Pero ahí definitivamente entramos en otro categoría estratégica distinta, que es la de las guerrillas organizadas o milicias populares, que utilicen el terrorismo como táctica, pero que tienen una organización y una disciplina militar. ETA no llegó a tanto en ningún momento. En la sociedad vasca había mucha gente que rechazaba de plano el uso de la violencia, sobre todo cuando se fue haciendo más indiscriminada. Junto a éstos, siempre hubo una masa que disculpaba o ´comprendía´ las acciones violentas de la banda, que justificaban como respuesta a la represión del Estado español, como si un Estado moderno tuviera otra alternativa que restaurar el orden social y el imperio de la ley, aun a costa de ejercer una violencia legítima.

Pero al margen del apoyo minoritario a la violencia (manifestada en democracia por los resultados electorales de Herri Batasuna o sus múltiples reencarnaciones), ni ETA fue una milicia popular con perspectivas de lograr la independencia, ni el pueblo vasco estuvo en ningún momento dispuesto a pagar el precio que hubiera requerido un enfrentamiento masivo y con muchas perspectivas de salir derrotado contra el Estado Español. Cosa que sí sucedió en parte en Irlanda del Norte, donde sí hubo una quasi guerra civil que, como no podía ser de otro manera, ganó manu militari El Reino Unido, a base de poner encima varios miles de muertos propios y ajenos. El único momento en que el terrorismo de ETA estuvo cerca de conseguir un éxito político que presentar al pueblo vasco para justificar el sufrimiento causado, fue en las negociaciones con el gobierno español del momento (otra vez Zapatero cediendo al terrorismo).

Tan cerca estuvieron de conseguirlo que los partidos abertzales acabaron desligándose de ETA(propiciando así su derrota y el cese de la violencia) al constatar la dinámica suicida en la que había caído la organización tras el atentado de la T4. ¿Significa eso que el terrorismo no sirve de nada? Ni mucho menos.

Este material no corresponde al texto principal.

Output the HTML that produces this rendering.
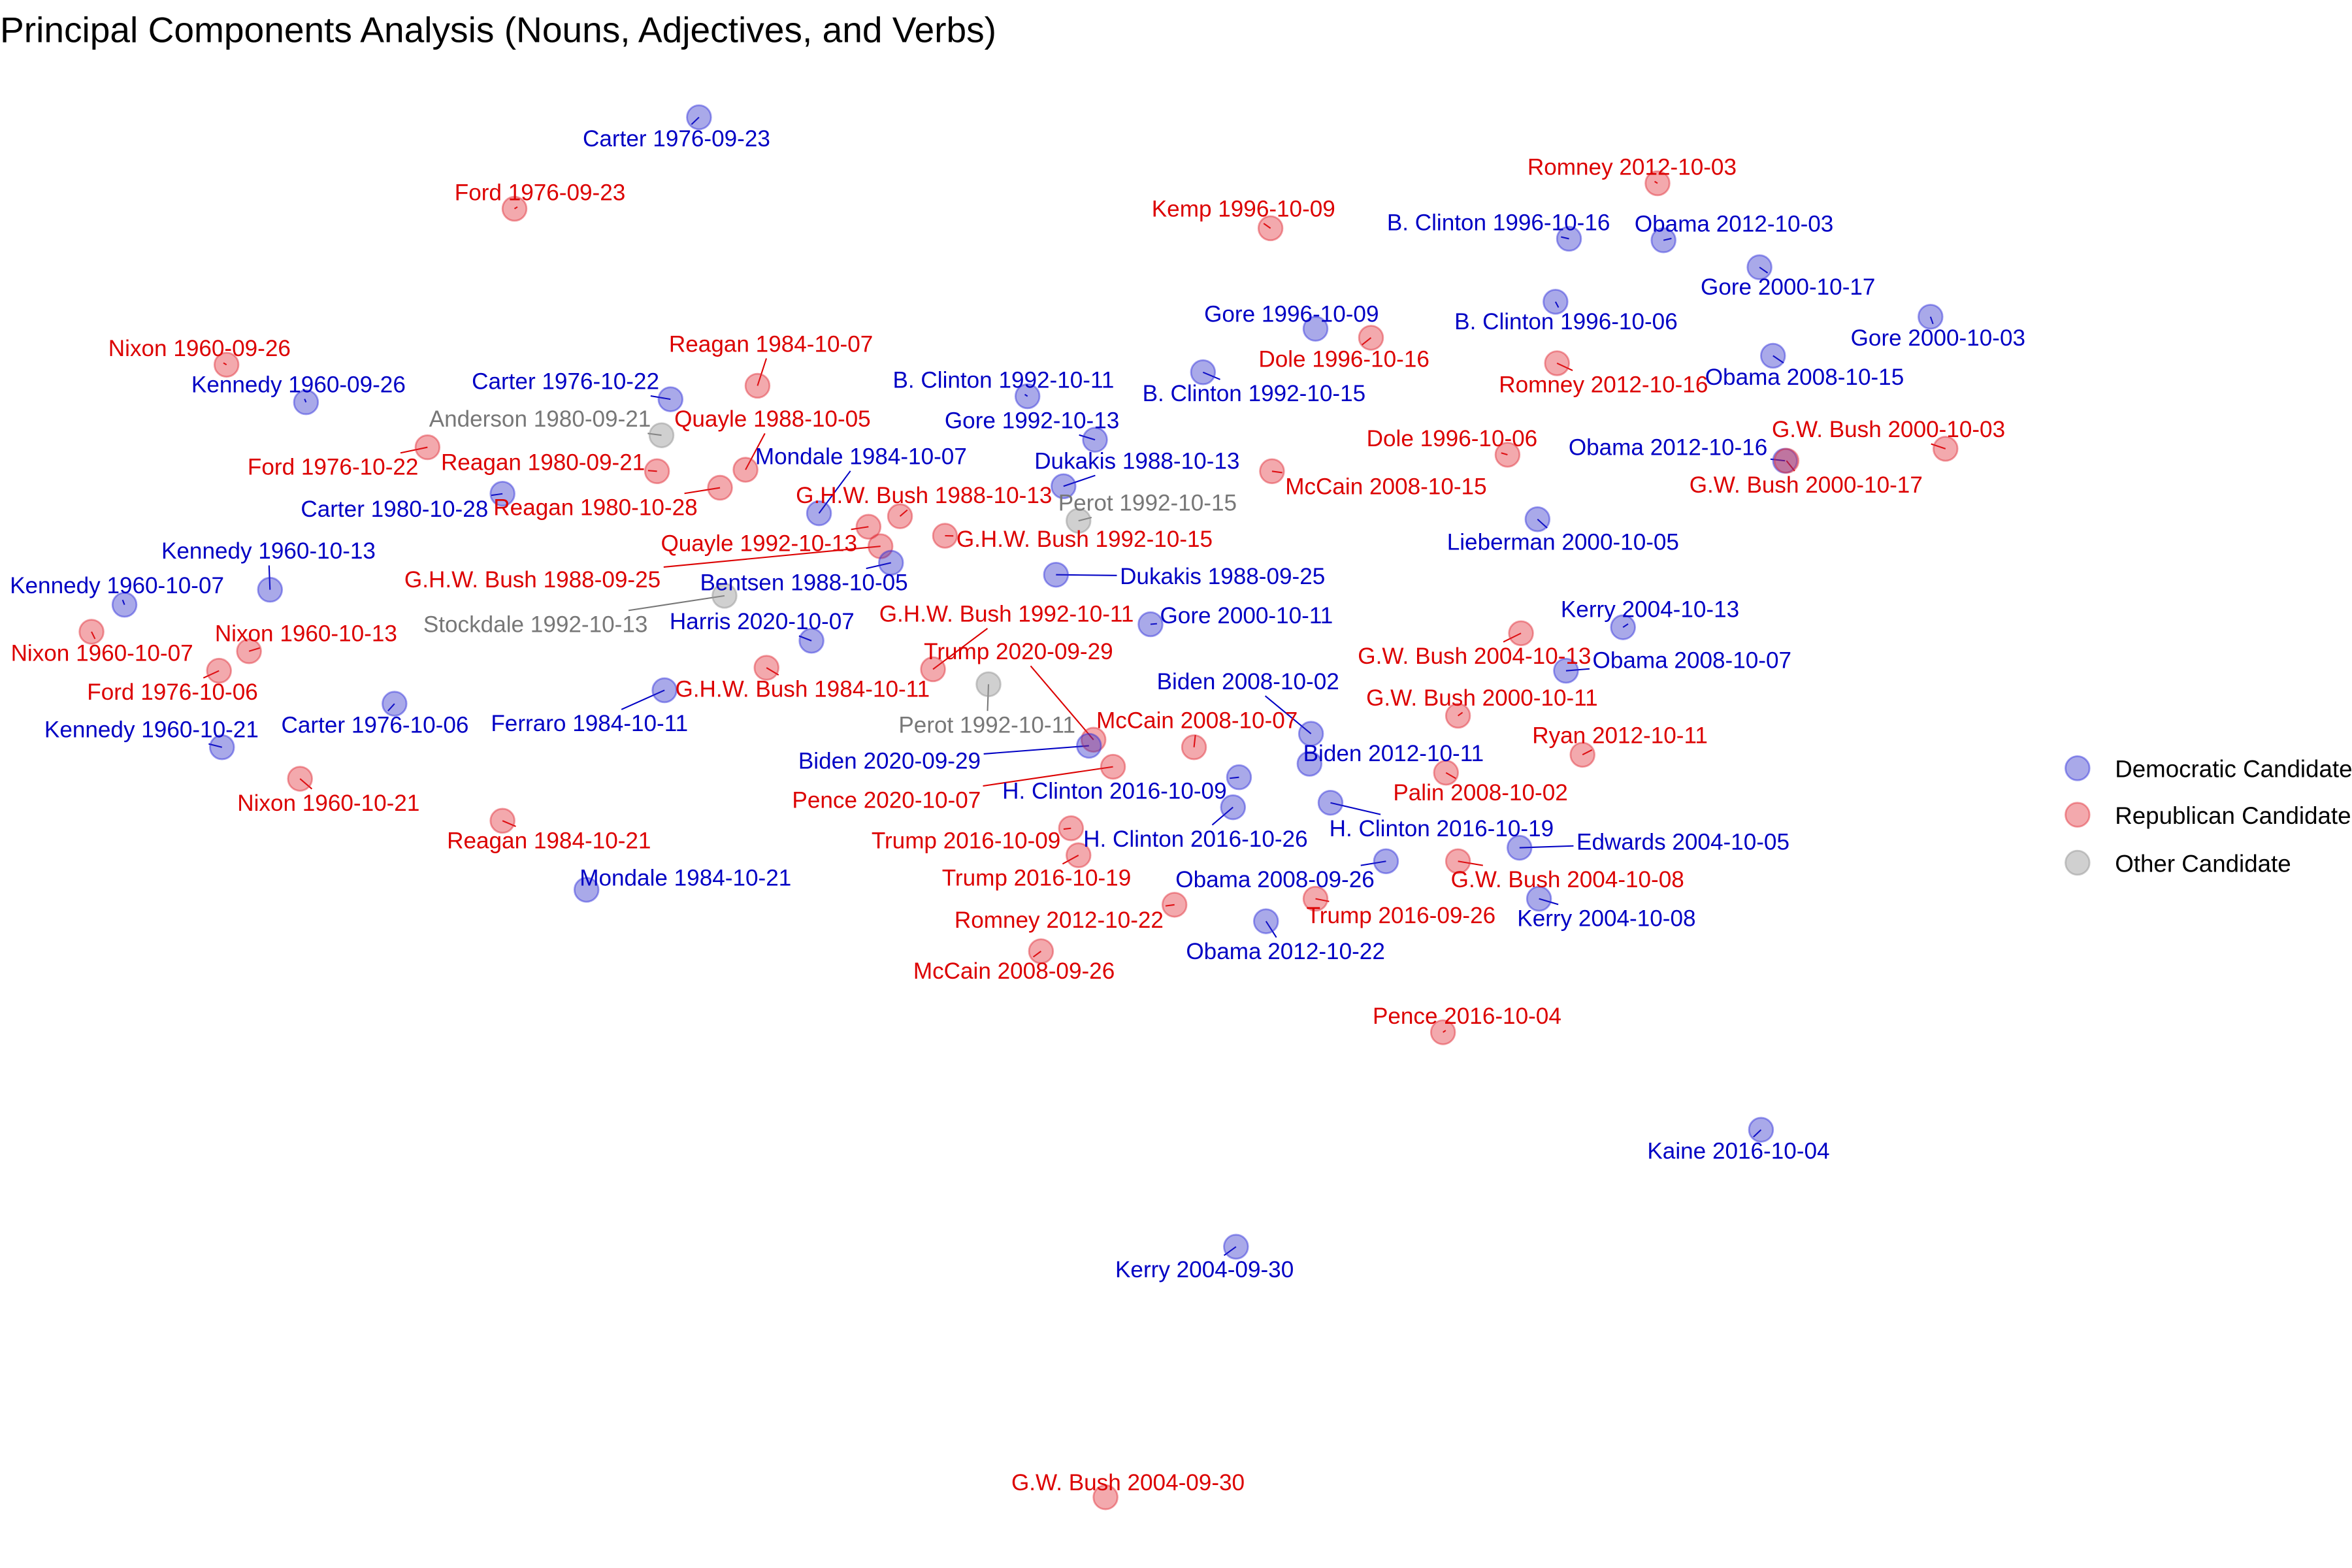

El terrorismo sirve de alivio emocional ante la impotencia de no poder conseguir lo que tan fervientemente se desea, sea la independencia de un territorio, la transformación de las estructuras socieconómicas de un país, o la derrota de una civilización que se percibe como enemiga, como es el caso del terrorismo islamista.

La impotencia conduce irremediablemente al bucle melancólico al que se refería en su libro Jon Juaristi. En este contexto, un acto terrorista es una pequeña venganza que alegra el ánimo por un rato y lo rescata de la melancolía. Otra cosa es la elaboración mental que hay que hacer para justificar esa melancolía, que a menudo conduce a una tensión moral insoportable, allanando el camino a lo que el psicociólogo Philip Zimbardo denomina ´el efecto Lucifer´, que vuelve incomprensiblemente malvada a personas aparentemente decentes. Eso es lo que denuncia emocionada la esposa de un guardia civil muerto en un episodio de El Deseo: ¿Cómo personas normales pudieron alegrarse ante el cadáver de una persona yaciendo en la acera, cuando nadie se alegra de ver un animal muerto en la carretera?